Rabbi Mosheh Lichtenstein, in his book on Moshe, points out that the language of “on the second day,” connects the two incidents. He brings earlier commentaries to posit that perhaps the men were fighting over the proper response to Moshe’s daring act of rebellion against their Egyptian masters. One man understood Moshe’s act the previous day as the beginning of of the end of slavery, and a call to cast off their oppressor. The other man thought that Moshe was a fool who would get them all killed, because there was no hope of circumstances ever changing against the will of a great earthly power.

Now, this reading of our text relies on several interpretive leaps, but there is logic to it: by naming the day upon which the two Hebrews fought “the second day” or “the day after,” the Torah clearly links the two incidents, so it’s not such a stretch to say that the conflict itself may have been related to Moshe’s earlier action. Seen this way, the image of the two Hebrews fighting is a reminder that there are two approaches we can take to the problem of living lives of hope and action: we can believe that what is will always be, or we can choose to hope, and with hope, begin to change what must be changed.

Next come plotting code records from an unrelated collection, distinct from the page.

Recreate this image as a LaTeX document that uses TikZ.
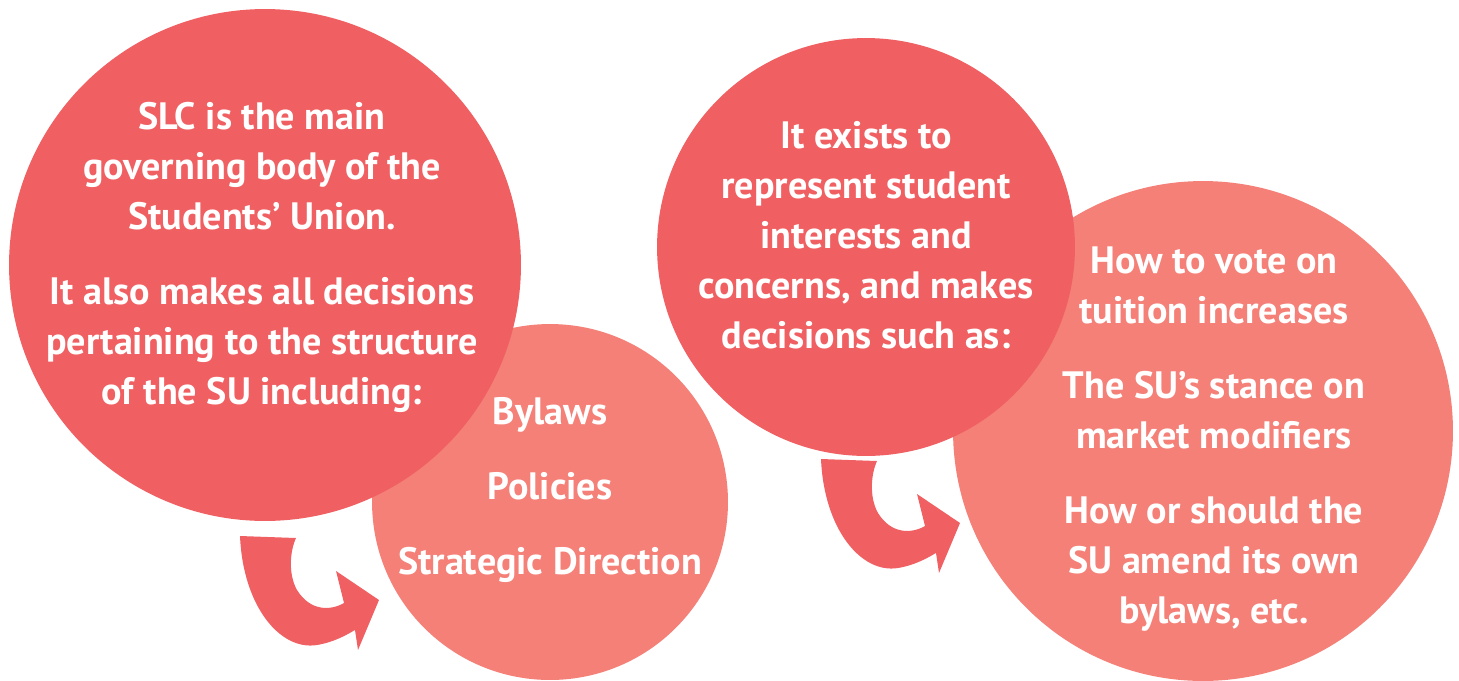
\documentclass[tikz,border=0pt]{standalone}
\usepackage{fontspec}
\setmainfont{PT Sans}
\usetikzlibrary{positioning}
\definecolor{darkred}{RGB}{240,96,98}
\definecolor{lightred}{RGB}{244,128,120}
\tikzset{
  blob/.style={circle, inner sep=0pt, draw=none},
  blurb/.style={text=white, font=\bfseries\fontsize{21.7}{28.45}\selectfont, align=center, inner sep=0pt},
  turnarrow/.pic={
    \fill[darkred] (0,0) .. controls (3,70) and (40,115) .. (77,109)
      .. controls (95,106) and (108,98) .. (115,94) -- (118,114) -- (139,64)
      -- (96,35) -- (104,67) .. controls (90,75) and (70,75) .. (57,54)
      .. controls (48,38) and (50,15) .. (56,2) -- cycle;
  }
}

\begin{document}
\begin{tikzpicture}[x=0.02cm, y=-0.02cm]
\useasboundingbox (0,0) rectangle (1459,680);

%circles, light ones first
\node[blob, fill=lightred, minimum size=7.12cm] (parts) at (550,502) {};
\node[blob, fill=darkred, minimum size=10.24cm] (slc) at (265,265) {};
\node[blob, fill=lightred, minimum size=10cm] (decisions) at (1203,431) {};
\node[blob, fill=darkred, minimum size=8.36cm] (role) at (866,247) {};

%arrows
\pic at (240,536) {turnarrow};
\pic at (821,459) {turnarrow};

%texts
\node[blurb] (slctext) at (262,257) {SLC is the main\\governing body of the\\Students’ Union.\\[14.2pt]
  It also makes all decisions\\pertaining to the structure\\of the SU including:};
\node[blurb] (partstext) at (550,490) {Bylaws\\[14.2pt]Policies\\[14.2pt]Strategic Direction};
\node[blurb] (roletext) at (866,235) {It exists to\\represent student\\interests and\\concerns, and makes\\decisions such as:};
\node[blurb] (decisionstext) at (1214,439) {How to vote on\\tuition increases\\[14.2pt]
  The SU’s stance on\\market modifiers\\[14.2pt]
  How or should the\\SU amend its own\\bylaws, etc.};

\end{tikzpicture}
\end{document}
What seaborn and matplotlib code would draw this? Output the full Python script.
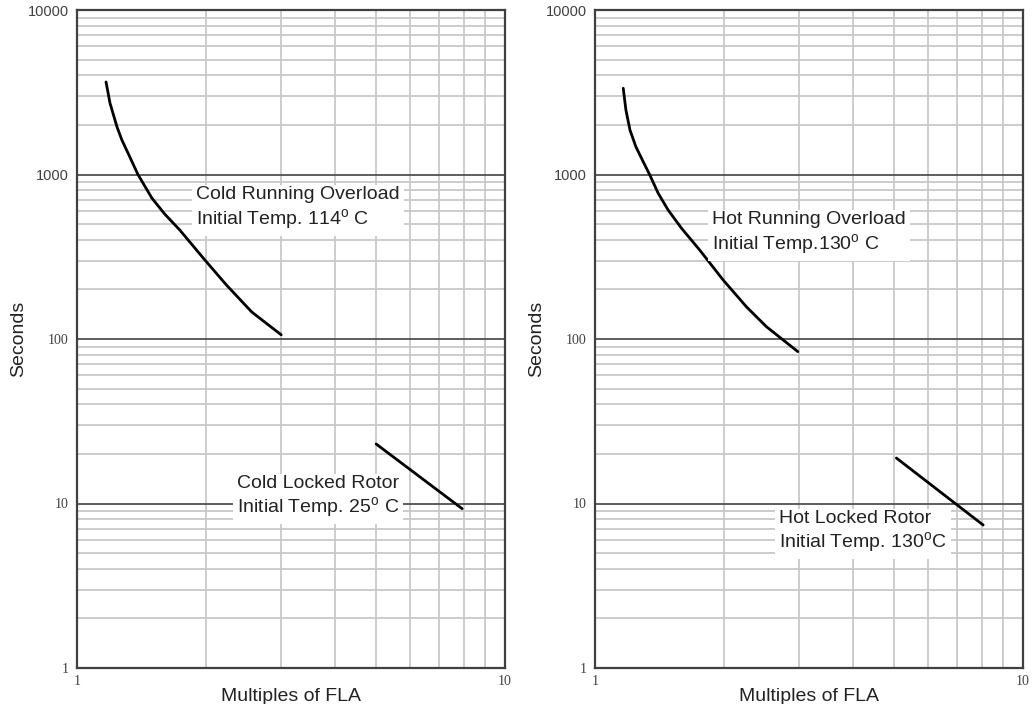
import pandas as pd
import seaborn as sns
import matplotlib
matplotlib.use("Agg")
import matplotlib.pyplot as plt
from matplotlib.ticker import LogLocator, NullFormatter

# curve points (multiples of FLA, seconds)
cold_run_x = [1.169, 1.194, 1.240, 1.273, 1.329, 1.388, 1.496, 1.603, 1.738, 1.99, 2.234, 2.56, 3.0]
cold_run_y = [3650, 2722, 1947, 1622, 1276, 1000, 719, 575, 460, 302, 213, 146, 106]
cold_lock_x = [5.0, 7.94]
cold_lock_y = [23, 9.3]

hot_run_x = [1.164, 1.181, 1.207, 1.246, 1.296, 1.343, 1.405, 1.482, 1.593, 1.757, 1.991, 2.258, 2.513, 2.978]
hot_run_y = [3343, 2466, 1864, 1475, 1196, 993, 769, 608, 471, 347, 229, 157, 119, 83.8]
hot_lock_x = [5.06, 8.07]
hot_lock_y = [18.9, 7.4]

panels = [
    {
        "run": (cold_run_x, cold_run_y),
        "lock": (cold_lock_x, cold_lock_y),
        "run_text": "Cold Running Overload\nInitial Temp. 114$^\\mathrm{o}$ C",
        "run_pos": (1.9, 617),
        "lock_text": "Cold Locked Rotor\nInitial Temp. 25$^\\mathrm{o}$ C",
        "lock_pos": (2.36, 10.9),
    },
    {
        "run": (hot_run_x, hot_run_y),
        "lock": (hot_lock_x, hot_lock_y),
        "run_text": "Hot Running Overload\nInitial Temp.130$^\\mathrm{o}$ C",
        "run_pos": (1.88, 435),
        "lock_text": "Hot Locked Rotor\nInitial Temp. 130$^\\mathrm{o}$C",
        "lock_pos": (2.69, 6.67),
    },
]

sns.set_style("white")
plt.rcParams["font.family"] = ["Liberation Sans", "DejaVu Sans"]
plt.rcParams["mathtext.fontset"] = "custom"
plt.rcParams["mathtext.rm"] = "Liberation Sans"

fig = plt.figure(figsize=(10.34, 7.04), dpi=100)
W, H = 1034, 704
lefts = [77, 595]

for left, p in zip(lefts, panels):
    ax = fig.add_axes([left / W, (704 - 668) / H, 428 / W, 658 / H])
    for key in ("run", "lock"):
        xs, ys = p[key]
        df = pd.DataFrame({"x": xs, "y": ys})
        sns.lineplot(data=df, x="x", y="y", ax=ax, color="black", linewidth=2.0,
                     sort=False, estimator=None)
    ax.set_xscale("log")
    ax.set_yscale("log")
    ax.set_xlim(1, 10)
    ax.set_ylim(1, 10000)

    ax.xaxis.set_minor_locator(LogLocator(base=10, subs=range(2, 10)))
    ax.yaxis.set_minor_locator(LogLocator(base=10, subs=range(2, 10)))
    ax.xaxis.set_minor_formatter(NullFormatter())
    ax.yaxis.set_minor_formatter(NullFormatter())
    ax.grid(which="minor", color="#c8c8c8", linewidth=1.3)
    ax.grid(which="major", axis="y", color="#505050", linewidth=1.3)
    ax.set_axisbelow(True)

    ax.set_xticks([1, 10])
    ax.set_xticklabels(["1", "10"], family="Liberation Serif", fontsize=10, color="#404040")
    ax.set_yticks([1, 10, 100, 1000, 10000])
    ylabs = ax.set_yticklabels(["1", "10", "100", "1000", "10000"], fontsize=10.5, color="#404040")
    for lab in ylabs[:3]:
        lab.set_family("Liberation Serif")
        lab.set_fontsize(10)
    ax.tick_params(axis="y", which="both", length=0, pad=6)
    ax.tick_params(axis="x", which="both", length=0, pad=5)

    for s in ax.spines.values():
        s.set_color("#404040")
        s.set_linewidth(1.6)

    ax.set_xlabel("Multiples of FLA", fontsize=14, color="#222222", labelpad=0)
    ax.set_ylabel("Seconds", fontsize=14, color="#222222", labelpad=0)

    box = dict(facecolor="white", edgecolor="none", pad=3)
    ax.text(*p["run_pos"], p["run_text"], fontsize=14, color="#222222",
            ha="left", va="center", linespacing=1.2, bbox=box)
    ax.text(*p["lock_pos"], p["lock_text"], fontsize=14, color="#222222",
            ha="left", va="center", linespacing=1.2, bbox=box)

fig.savefig("out.png", dpi=100)
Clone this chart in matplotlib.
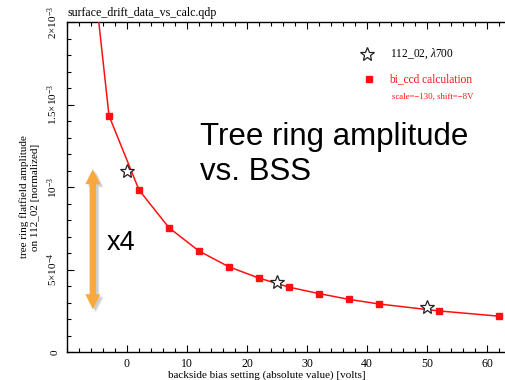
import matplotlib
matplotlib.use("Agg")
import matplotlib.pyplot as plt
from matplotlib.patches import Polygon
from matplotlib.ticker import MultipleLocator, FixedLocator, FixedFormatter

plt.rcParams["font.family"] = ["Liberation Serif", "DejaVu Serif"]
plt.rcParams["mathtext.fontset"] = "custom"
plt.rcParams["mathtext.rm"] = "Liberation Serif"
plt.rcParams["mathtext.it"] = "Liberation Serif:italic"

# bi_ccd calculation (scale=-130, shift=-8V)
calc_bias = [-8, -3, 2, 7, 12, 17, 22, 27, 32, 37, 42, 52, 62]
calc_amp = [3.10e-3, 1.432e-3, 0.982e-3, 0.753e-3, 0.612e-3, 0.516e-3,
            0.448e-3, 0.393e-3, 0.354e-3, 0.319e-3, 0.291e-3, 0.249e-3, 0.217e-3]

# measured tree ring amplitude, 112_02 at 700 nm
meas_bias = [0, 25, 50]
meas_amp = [1.096e-3, 0.422e-3, 0.273e-3]

xtick_vals = [0, 10, 20, 30, 40, 50, 60]
ytick_vals = [0, 5e-4, 1e-3, 1.5e-3, 2e-3]
ytick_labels = ["0", r"$5{\times}10^{-4}$", r"$10^{-3}$",
                r"$1.5{\times}10^{-3}$", r"$2{\times}10^{-3}$"]

# x4 annotation spans the measured amplitudes
arrow_top = 1.108e-3
arrow_bottom = 0.259e-3
arrow_x = -5.7

W, H = 506, 380
fig = plt.figure(figsize=(W / 100, H / 100), dpi=100)


def fx(px):
    return px / W


def fy(py):
    return 1 - py / H


ax = fig.add_axes([fx(67), fy(352), (511 - 67) / W, (352 - 22) / H])
ax.set_xlim(-10, 64)
ax.set_ylim(0, 2e-3)

red = "#ff1010"
ax.plot(calc_bias, calc_amp, color=red, lw=1.1, marker="s", ms=4,
        mfc=red, mec=red, zorder=3, clip_on=True)
ax.plot(meas_bias, meas_amp, ls="none", marker="*", ms=10, mfc="white",
        mec="#222222", mew=0.9, zorder=4)

ax.xaxis.set_major_locator(FixedLocator(xtick_vals))
ax.xaxis.set_minor_locator(MultipleLocator(2))
ax.yaxis.set_major_locator(FixedLocator(ytick_vals))
ax.yaxis.set_major_formatter(FixedFormatter(ytick_labels))
ax.yaxis.set_minor_locator(MultipleLocator(1e-4))
ax.tick_params(which="both", direction="in", top=True, right=False,
               width=0.8, colors="black")
ax.tick_params(which="major", length=5)
ax.tick_params(which="minor", length=3)
ax.tick_params(axis="x", labelsize=8.5, pad=4)
ax.tick_params(axis="y", labelsize=8, pad=5)
for lab in ax.get_yticklabels():
    lab.set_rotation(90)
    lab.set_va("center")
for sp in ax.spines.values():
    sp.set_linewidth(1.0)

fig.text(fx(267), fy(375), "backside bias setting (absolute value) [volts]",
         ha="center", va="center", fontsize=8)
fig.text(fx(30), fy(197), "tree ring flatfield amplitude\non 112_02 [normalized]",
         ha="center", va="center", rotation=90, fontsize=8, linespacing=1.3)
fig.text(fx(68), fy(16), "surface_drift_data_vs_calc.qdp", ha="left",
         va="baseline", fontsize=8.6)

# legend block
ax.plot([fx(367)], [fy(54)], transform=fig.transFigure, marker="*", ms=10,
        mfc="white", mec="#222222", mew=0.9, clip_on=False)
fig.text(fx(390), fy(54), "112_02, $\\lambda$700", ha="left", va="center",
         fontsize=8.3)
ax.plot([fx(369)], [fy(79)], transform=fig.transFigure, marker="s", ms=4,
        color=red, clip_on=False)
fig.text(fx(389), fy(79), "bi_ccd calculation", ha="left", va="center",
         fontsize=8.3, color=red)
fig.text(fx(392), fy(97), "scale=\u2212130, shift=\u22128V", ha="left",
         va="center", fontsize=6.3, color=red)

# headline annotation
fig.text(fx(200), fy(180), "Tree ring amplitude\nvs. BSS", ha="left",
         va="baseline", fontsize=22.5, family="Liberation Sans",
         linespacing=1.22)
fig.text(fx(107), fy(250), "x4", ha="left", va="baseline", fontsize=19.5,
         family="Liberation Sans")

# double-headed orange arrow with a soft shadow
dx_px = 1 / 6.0            # volts per pixel
dy_px = 2e-3 / 330.0       # amplitude per pixel
half_shaft = 3.2 * dx_px
half_head = 7.5 * dx_px
head_len = 15 * dy_px


def arrow_poly(x0, y_top, y_bot):
    return [
        (x0, y_top),
        (x0 + half_head, y_top - head_len),
        (x0 + half_shaft, y_top - head_len),
        (x0 + half_shaft, y_bot + head_len),
        (x0 + half_head, y_bot + head_len),
        (x0, y_bot),
        (x0 - half_head, y_bot + head_len),
        (x0 - half_shaft, y_bot + head_len),
        (x0 - half_shaft, y_top - head_len),
        (x0 - half_head, y_top - head_len),
    ]


for off, alpha in [(3.5, 0.04), (3.0, 0.05), (2.5, 0.06), (2.0, 0.06)]:
    ax.add_patch(Polygon(arrow_poly(arrow_x + off * dx_px,
                                    arrow_top - off * dy_px,
                                    arrow_bottom - off * dy_px),
                         closed=True, fc="black", ec="none", alpha=alpha,
                         zorder=5))
ax.add_patch(Polygon(arrow_poly(arrow_x, arrow_top, arrow_bottom),
                     closed=True, fc="#f9a83e", ec="none", zorder=6))

fig.savefig("out.png", dpi=100)
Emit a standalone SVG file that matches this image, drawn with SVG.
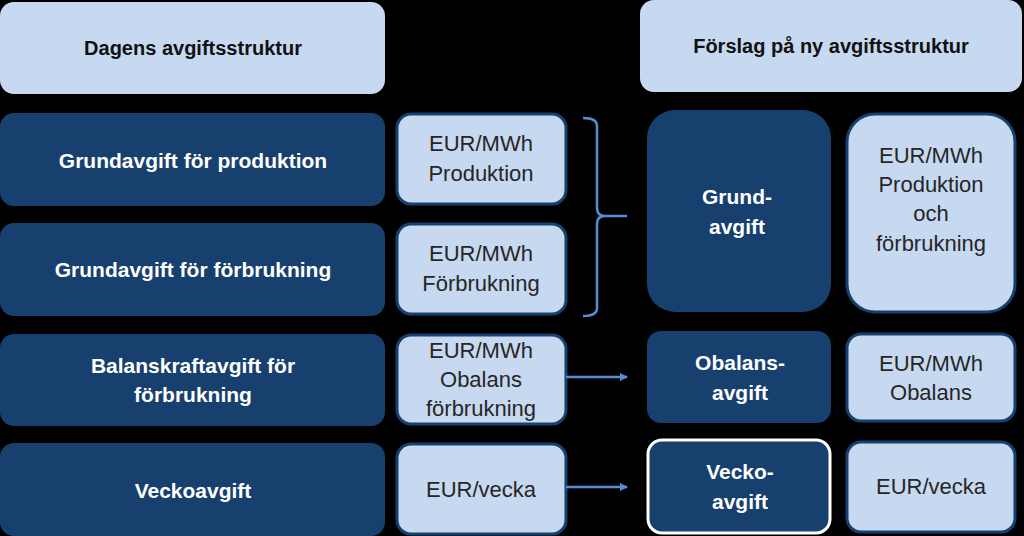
<svg xmlns="http://www.w3.org/2000/svg" width="1024" height="536" viewBox="0 0 1024 536">
<defs>
<style>
.hd{fill:#C6D9F1;}
.dk{fill:#17406F;}
.lt{fill:#C6D9F1;stroke:#17406F;stroke-width:3;}
.tw{font-family:"Liberation Sans",Arial,sans-serif;font-weight:bold;font-size:21px;fill:#fff;text-anchor:middle;}
.tb{font-family:"Liberation Sans",Arial,sans-serif;font-weight:bold;font-size:20px;fill:#111;text-anchor:middle;}
.tl{font-family:"Liberation Sans",Arial,sans-serif;font-size:22px;fill:#262626;text-anchor:middle;}
.cn{fill:none;stroke:#558ED5;stroke-width:2.5;}
</style>
<marker id="ah" markerWidth="8" markerHeight="8" refX="7" refY="4" orient="auto" markerUnits="userSpaceOnUse"><path d="M0,0 L8,4 L0,8 Z" fill="#558ED5"/></marker>
</defs>
<rect width="1024" height="536" fill="#000"/>
<g id="h1"><rect class="hd" x="0" y="2" width="385" height="92" rx="14"/><text class="tb" x="193" y="55">Dagens avgiftsstruktur</text></g>
<g id="h2"><rect class="hd" x="640" y="0" width="382" height="92" rx="14"/><text class="tb" x="831" y="53">Förslag på ny avgiftsstruktur</text></g>
<g id="n1"><rect class="dk" x="0" y="113" width="385" height="93" rx="14"/><text class="tw" x="193" y="168">Grundavgift för produktion</text></g>
<g id="n2"><rect class="dk" x="0" y="223" width="385" height="93" rx="14"/><text class="tw" x="193" y="277">Grundavgift för förbrukning</text></g>
<g id="n3"><rect class="dk" x="0" y="334" width="385" height="92" rx="14"/><text class="tw" x="193" y="373">Balanskraftavgift för</text><text class="tw" x="193" y="402">förbrukning</text></g>
<g id="n4"><rect class="dk" x="0" y="443" width="385" height="93" rx="14"/><text class="tw" x="193" y="498">Veckoavgift</text></g>
<g id="l1"><rect class="lt" x="397" y="114" width="169" height="90" rx="14"/><text class="tl" x="481" y="151">EUR/MWh</text><text class="tl" x="481" y="181">Produktion</text></g>
<g id="l2"><rect class="lt" x="397" y="224" width="169" height="90" rx="14"/><text class="tl" x="481" y="261">EUR/MWh</text><text class="tl" x="481" y="291">Förbrukning</text></g>
<g id="l3"><rect class="lt" x="397" y="335" width="169" height="89" rx="14"/><text class="tl" x="481" y="358">EUR/MWh</text><text class="tl" x="481" y="387">Obalans</text><text class="tl" x="481" y="416">förbrukning</text></g>
<g id="l4"><rect class="lt" x="397" y="444" width="169" height="90" rx="14"/><text class="tl" x="481" y="497">EUR/vecka</text></g>
<g id="r1"><rect class="dk" x="647" y="110" width="184" height="202" rx="28"/><text class="tw" x="737" y="204">Grund-</text><text class="tw" x="737" y="234">avgift</text></g>
<g id="r2"><rect class="dk" x="647" y="331" width="184" height="92" rx="14"/><text class="tw" x="740" y="370">Obalans-</text><text class="tw" x="740" y="400">avgift</text></g>
<g id="r3"><rect class="dk" x="648" y="440" width="182" height="93" rx="14" stroke="#fff" stroke-width="3"/><text class="tw" x="740" y="479">Vecko-</text><text class="tw" x="740" y="509">avgift</text></g>
<g id="s1"><rect class="lt" x="847" y="114" width="168" height="198" rx="28"/><text class="tl" x="931" y="163">EUR/MWh</text><text class="tl" x="931" y="192">Produktion</text><text class="tl" x="931" y="221">och</text><text class="tl" x="931" y="251">förbrukning</text></g>
<g id="s2"><rect class="lt" x="847" y="334" width="168" height="87" rx="14"/><text class="tl" x="931" y="371">EUR/MWh</text><text class="tl" x="931" y="400">Obalans</text></g>
<g id="s3"><rect class="lt" x="847" y="442" width="168" height="90" rx="14"/><text class="tl" x="931" y="494">EUR/vecka</text></g>
<g id="connectors">
<path class="cn" d="M583,118 Q597,118 597,126 L597,208 Q597,216 605,216 Q597,216 597,224 L597,308 Q597,316 583,316"/>
<line class="cn" x1="605" y1="216" x2="627" y2="216"/>
<line class="cn" x1="566" y1="377" x2="627" y2="377" marker-end="url(#ah)"/>
<line class="cn" x1="566" y1="487" x2="627" y2="487" marker-end="url(#ah)"/>
</g>
</svg>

There will always be a tension between pragmatic accommodation to the world as it is and an idealism which sees what might yet be. That’s the fight between factions in Egypt, but it’s also the struggle in every community and indeed within most individuals to balance our hopes and dreams against a sober view of the odds. Yet please note: the story ends with the Israelites marching out of Egypt, triumphant and free. The Israelites who scoffed at Moshe were wrong, which leads to the present day question: who among us who persists in cynicism is equally wrong? What might we achieve if we took the side of Moshe and really believed that justice can be made real and those who are low can be raised up?